§ **SET PROBLEM**: Repeat the listing word for word. No pictures belong in the copy.

>>>

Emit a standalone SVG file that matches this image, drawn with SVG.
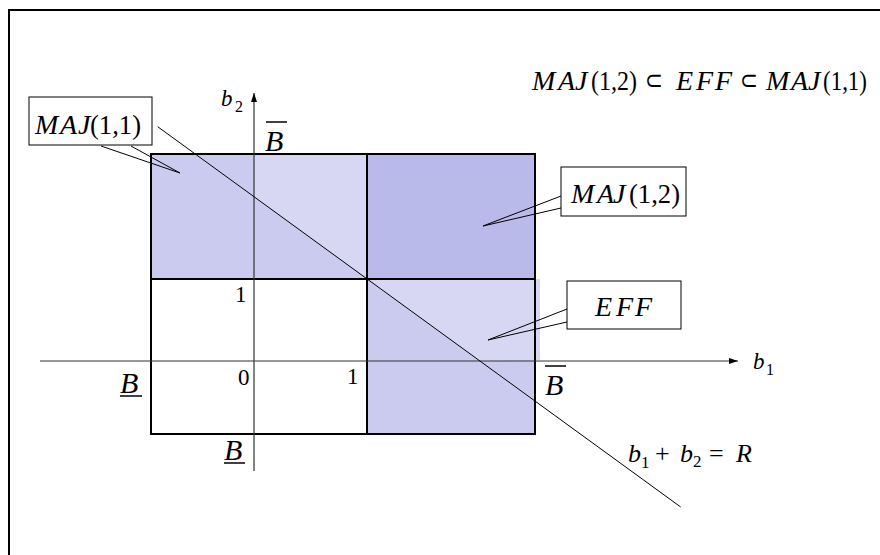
<svg xmlns="http://www.w3.org/2000/svg" width="880" height="555" viewBox="0 0 880 555">
<style>
.t{font-family:"Liberation Serif","Times New Roman",serif;fill:#000}
.i{font-style:italic}
.box{fill:#fff;stroke:#000;stroke-width:1}
.ptr{fill:none;stroke:#000;stroke-width:1}
.grid{fill:none;stroke:#000;stroke-width:2}
.ax{stroke:#333;stroke-width:1.2;fill:none}
.med{fill:#cbcbf0}
.dark{fill:#b9b9ea}
.light{fill:#d7d7f4}
.bar{stroke:#000;stroke-width:1.5}
</style>
<defs>
<marker id="ah" viewBox="0 0 9 6" refX="9" refY="3" markerWidth="9" markerHeight="6" markerUnits="userSpaceOnUse" orient="auto">
<path d="M0,0 L9,3 L0,6 Z" fill="#000"/>
</marker>
</defs>
<rect width="880" height="555" fill="#fff"/>
<path d="M9,555 V10 H880" fill="none" stroke="#000" stroke-width="2"/>

<g id="regions">
<rect class="med" x="151" y="154" width="216" height="125"/>
<rect class="dark" x="367" y="154" width="168" height="125"/>
<rect class="med" x="367" y="279" width="168" height="155"/>
<polygon class="light" points="254,154 367,154 367,279 254,196.7"/>
<polygon class="light" points="367,279 540,279 540,360 480,361"/>
</g>

<g id="grid">
<rect class="grid" x="151" y="154" width="384" height="280"/>
<line class="grid" x1="367" y1="154" x2="367" y2="434"/>
<line class="grid" x1="151" y1="279" x2="535" y2="279"/>
</g>

<g id="axes">
<line class="ax" x1="254" y1="471" x2="254" y2="93" marker-end="url(#ah)"/>
<line class="ax" x1="40" y1="361" x2="738" y2="361" marker-end="url(#ah)"/>
</g>

<g id="connectors">
<line x1="157.7" y1="126.7" x2="680.7" y2="507" stroke="#000" stroke-width="1"/>
<polyline class="ptr" points="101,146 180,173 131,146"/>
<polyline class="ptr" points="561,196 483,226 561,208"/>
<polyline class="ptr" points="567,309 488,340 567,322"/>
</g>

<g id="maj11">
<rect class="box" x="29" y="97" width="123" height="48"/>
<text class="t i" font-size="28" y="134" x="35 60 78">MAJ</text>
<text class="t" font-size="28" y="134" x="90" textLength="51" lengthAdjust="spacingAndGlyphs">(1,1)</text>
</g>

<g id="maj12">
<rect class="box" x="561" y="167" width="125" height="49"/>
<text class="t i" font-size="28" y="203" x="571 597 613">MAJ</text>
<text class="t" font-size="28" y="203" x="629" textLength="51" lengthAdjust="spacingAndGlyphs">(1,2)</text>
</g>

<g id="eff">
<rect class="box" x="567" y="281" width="114" height="48"/>
<text class="t i" font-size="28" y="316" x="595 616 635">EFF</text>
</g>

<g id="formula">
<text class="t i" font-size="28" y="90" x="532 558 575">MAJ</text>
<text class="t" font-size="28" y="90" x="591" textLength="46" lengthAdjust="spacingAndGlyphs">(1,2)</text>
<text class="t" font-size="26" y="89" x="645" textLength="18" lengthAdjust="spacingAndGlyphs">⊂</text>
<text class="t i" font-size="28" y="90" x="676 696 715">EFF</text>
<text class="t" font-size="26" y="89" x="740" textLength="18" lengthAdjust="spacingAndGlyphs">⊂</text>
<text class="t i" font-size="28" y="90" x="766 791 808">MAJ</text>
<text class="t" font-size="28" y="90" x="823" textLength="44" lengthAdjust="spacingAndGlyphs">(1,1)</text>
</g>

<g id="axis-labels">
<text class="t" font-size="23"><tspan class="i" x="221" y="106">b</tspan><tspan font-size="16" x="235" y="112">2</tspan></text>
<text class="t" font-size="23"><tspan class="i" x="753" y="369">b</tspan><tspan font-size="16" x="766" y="375">1</tspan></text>
<text class="t" font-size="26"><tspan class="i" x="628" y="462">b</tspan><tspan font-size="17" x="641" y="468">1</tspan><tspan x="655" y="462">+</tspan><tspan class="i" x="680" y="462">b</tspan><tspan font-size="17" x="693" y="467">2</tspan><tspan x="709" y="462">=</tspan><tspan class="i" x="736" y="462">R</tspan></text>
<text class="t" font-size="23" x="235" y="302">1</text>
<text class="t" font-size="23" x="238" y="385">0</text>
<text class="t" font-size="23" x="347" y="384">1</text>
</g>

<g id="bounds">
<text class="t i" font-size="30" x="265" y="151">B</text>
<line class="bar" x1="266" y1="122" x2="287" y2="122"/>
<text class="t i" font-size="30" x="545" y="395">B</text>
<line class="bar" x1="545" y1="366" x2="566" y2="366"/>
<text class="t i" font-size="30" x="120" y="393">B</text>
<line class="bar" x1="120" y1="396" x2="142" y2="396"/>
<text class="t i" font-size="30" x="224" y="460">B</text>
<line class="bar" x1="224" y1="463" x2="245" y2="463"/>
</g>
</svg>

<<<

§ **CORRECT RESULT**:
Emit a standalone SVG file that matches this image, drawn with SVG.
<svg xmlns="http://www.w3.org/2000/svg" width="880" height="555" viewBox="0 0 880 555">
<style>
.t{font-family:"Liberation Serif","Times New Roman",serif;fill:#000}
.i{font-style:italic}
.box{fill:#fff;stroke:#000;stroke-width:1}
.ptr{fill:none;stroke:#000;stroke-width:1}
.grid{fill:none;stroke:#000;stroke-width:2}
.ax{stroke:#333;stroke-width:1.2;fill:none}
.med{fill:#cbcbf0}
.dark{fill:#b9b9ea}
.light{fill:#d7d7f4}
.bar{stroke:#000;stroke-width:1.5}
</style>
<defs>
<marker id="ah" viewBox="0 0 9 6" refX="9" refY="3" markerWidth="9" markerHeight="6" markerUnits="userSpaceOnUse" orient="auto">
<path d="M0,0 L9,3 L0,6 Z" fill="#000"/>
</marker>
</defs>
<rect width="880" height="555" fill="#fff"/>
<path d="M9,555 V10 H880" fill="none" stroke="#000" stroke-width="2"/>

<g id="regions">
<rect class="med" x="151" y="154" width="216" height="125"/>
<rect class="dark" x="367" y="154" width="168" height="125"/>
<rect class="med" x="367" y="279" width="168" height="155"/>
<polygon class="light" points="254,154 367,154 367,279 254,196.7"/>
<polygon class="light" points="367,279 540,279 540,360 480,361"/>
</g>

<g id="grid">
<rect class="grid" x="151" y="154" width="384" height="280"/>
<line class="grid" x1="367" y1="154" x2="367" y2="434"/>
<line class="grid" x1="151" y1="279" x2="535" y2="279"/>
</g>

<g id="axes">
<line class="ax" x1="254" y1="471" x2="254" y2="93" marker-end="url(#ah)"/>
<line class="ax" x1="40" y1="361" x2="738" y2="361" marker-end="url(#ah)"/>
</g>

<g id="connectors">
<line x1="157.7" y1="126.7" x2="680.7" y2="507" stroke="#000" stroke-width="1"/>
<polyline class="ptr" points="101,146 180,173 131,146"/>
<polyline class="ptr" points="561,196 483,226 561,208"/>
<polyline class="ptr" points="567,309 488,340 567,322"/>
</g>

<g id="maj11">
<rect class="box" x="29" y="97" width="123" height="48"/>
<text class="t i" font-size="28" y="134" x="35 60 78">MAJ</text>
<text class="t" font-size="28" y="134" x="90" textLength="51" lengthAdjust="spacingAndGlyphs">(1,1)</text>
</g>

<g id="maj12">
<rect class="box" x="561" y="167" width="125" height="49"/>
<text class="t i" font-size="28" y="203" x="571 597 613">MAJ</text>
<text class="t" font-size="28" y="203" x="629" textLength="51" lengthAdjust="spacingAndGlyphs">(1,2)</text>
</g>

<g id="eff">
<rect class="box" x="567" y="281" width="114" height="48"/>
<text class="t i" font-size="28" y="316" x="595 616 635">EFF</text>
</g>

<g id="formula">
<text class="t i" font-size="28" y="90" x="532 558 575">MAJ</text>
<text class="t" font-size="28" y="90" x="591" textLength="46" lengthAdjust="spacingAndGlyphs">(1,2)</text>
<text class="t" font-size="26" y="89" x="645" textLength="18" lengthAdjust="spacingAndGlyphs">⊂</text>
<text class="t i" font-size="28" y="90" x="676 696 715">EFF</text>
<text class="t" font-size="26" y="89" x="740" textLength="18" lengthAdjust="spacingAndGlyphs">⊂</text>
<text class="t i" font-size="28" y="90" x="766 791 808">MAJ</text>
<text class="t" font-size="28" y="90" x="823" textLength="44" lengthAdjust="spacingAndGlyphs">(1,1)</text>
</g>

<g id="axis-labels">
<text class="t" font-size="23"><tspan class="i" x="221" y="106">b</tspan><tspan font-size="16" x="235" y="112">2</tspan></text>
<text class="t" font-size="23"><tspan class="i" x="753" y="369">b</tspan><tspan font-size="16" x="766" y="375">1</tspan></text>
<text class="t" font-size="26"><tspan class="i" x="628" y="462">b</tspan><tspan font-size="17" x="641" y="468">1</tspan><tspan x="655" y="462">+</tspan><tspan class="i" x="680" y="462">b</tspan><tspan font-size="17" x="693" y="467">2</tspan><tspan x="709" y="462">=</tspan><tspan class="i" x="736" y="462">R</tspan></text>
<text class="t" font-size="23" x="235" y="302">1</text>
<text class="t" font-size="23" x="238" y="385">0</text>
<text class="t" font-size="23" x="347" y="384">1</text>
</g>

<g id="bounds">
<text class="t i" font-size="30" x="265" y="151">B</text>
<line class="bar" x1="266" y1="122" x2="287" y2="122"/>
<text class="t i" font-size="30" x="545" y="395">B</text>
<line class="bar" x1="545" y1="366" x2="566" y2="366"/>
<text class="t i" font-size="30" x="120" y="393">B</text>
<line class="bar" x1="120" y1="396" x2="142" y2="396"/>
<text class="t i" font-size="30" x="224" y="460">B</text>
<line class="bar" x1="224" y1="463" x2="245" y2="463"/>
</g>
</svg>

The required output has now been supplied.